Here is how you bind the group to the right to assume a given role. Start with a policy to let the members of the group admin-A call sts:AssumeRole on the admin role in A, here saved in admin-A-delegation.json. The only moving pieces are in the Resource section: the account ID and the role name.

{
    "Version": "2012-10-17",
    "Statement": [
        {
            "Sid": "AllowGroupToAssumeAdminARole",
            "Effect": "Allow",
            "Action": [
                "sts:AssumeRole"
            ],
            "Condition": {
                "Bool": {
                    "aws:MultiFactorAuthPresent": "true"
                }
            },
            "Resource": [
                "arn:aws:iam::__A__:role/admin"
            ]
        }
    ]
}

Then simply inline the policies above to their respective groups:

# Let members of admin-A become admin in A
aws iam put-group-policy --group-name admin-A --policy-document file://admin-A-delegation.json --policy-name admin-A
# Let members of admin-B become admin in B
aws iam put-group-policy --group-name admin-B --policy-document file://admin-B-delegation.json --policy-name admin-B

# Let members of vpc-A become vpc in A
aws iam put-group-policy --group-name vpc-A --policy-document file://vpc-A-delegation.json --policy-name vpc-A
# Let members of vpc-B become vpc in B
aws iam put-group-policy --group-name vpc-B --policy-document file://vpc-B-delegation.json --policy-name vpc-B

# Let members of ec2-A become ec2 in A
aws iam put-group-policy --group-name ec2-A --policy-document file://ec2-A-delegation.json --policy-name ec2-A
# Let members of ec2-B become ec2 in B
aws iam put-group-policy --group-name ec2-B --policy-document file://ec2-B-delegation.json --policy-name ec2-B

Now any member of vpc-A group can call sts:AssumeRole on the vpc role in account A. The MFA needs to be present for the sts:AssumeRole call to succeed.

Step 5: add users to groups

Now that the machinery is in place, you just need to assign users to groups:

  1. Alice belongs to vpc-A and vpc-B.
  2. Bob belongs to ec2-B.
  3. Charlie belongs to admin-A and admin-B.

And you are done.

10, and closing thoughts

If you have followed thus far, you may have spotted a limitation of this scheme: an IAM user cannot be part of more than 10 groups at once.
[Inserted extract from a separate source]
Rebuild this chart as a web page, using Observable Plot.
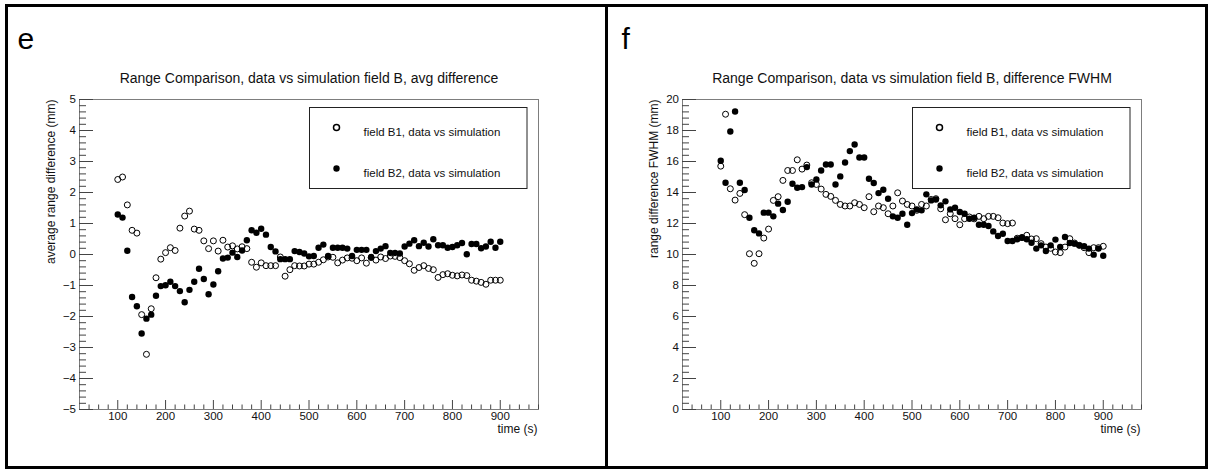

Until that limit is raised, you’ll need to use group membership sparingly. How to make this work for more than 10 accounts at once is left as an exercise to the reader (to riff on Fermat’s famous and most nagging ever margin note).

IAM is a complex topic, with relatively little that’s shared beyond the official documentation. This is my modest attempt at reversing the trend so I more than welcome feedback, critiques and (civil) comments.